Milan Kundera escribió una vez que la felicidad es el anhelo de repetición. Tal vez eso es lo que hace que el mundo de Zwift sea tan atractivo. En cualquier momento del día o del año, los climas soleados de Watopia, o de Francia, Londres o Nueva York, están siempre ahi, a la espera. Los mismos ciclistas se encuentran a tan sólo 2 metros de distancia, invitándote a que les hagas de puente para llegar al siguiente grupo. Y, por supuesto, los flipados que siguen siguen pasándote a 4,2 vatios/kg. De repente, salir al aire libre parece tan poco atractivo, como si fuera una experiencia ciclista anacrónica.
Sin embargo, no puedo dejar de tener ciertos medios existenciales a un mundo en el que no existen todos los obstáculos e imprevistos habituales. ¿Es real una salida en bici sin ese entrañable neumático trasero que tiene la manía de pincharse varias veces seguida? ¿Es real el ciclismo sin ese aguacero inesperado que te cala hasta los huesos en un día, aparentemente tranquilo, de primavera?

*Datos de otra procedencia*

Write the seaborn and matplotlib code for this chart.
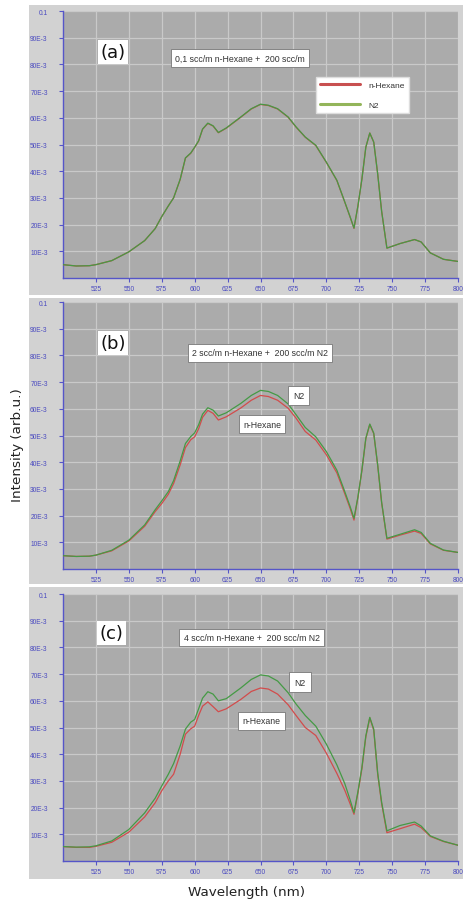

Incluso el enfrentamiento ocasional con algún conductor parece una parte orgánica de la experiencia de ser ciclista. El ciclismo al aire libre es innatamente real, y eso tiene un valor.
Pero el éxito de plataformas como Zwift hace que nos preguntemos si éste es el futuro distópico que los filósofos llevan tiempo prediciendo. Un futuro en el que renunciamos al mundo real para abrazar una realidad artificial. Si antes una aplicación de entrenamiento de realidad virtual nos ayudaba a prepararnos para las carreras en la carretera, ahora nos entrenamos para las que existen puramente en ese mundo en 3D.
Por mucho que me preocupe el significado filosófico de este simulacro, es cierto que ha hecho que el entrenamiento entre cuatro paredes sea mucho más agradable y que de algún modo nos hayamos quedado atrapados en una especie de rechazo de la realidad, en un mundo sin coches, sin lluvia y sin ruedas pinchadas. Es ideal, utópico, ¿verdad? Así que hay días que me pregunto es que lo que nos atrae de la realidad, cuando en Watopia siempre hace sol, algo que el Reino Unido puede brillar por su ausencia.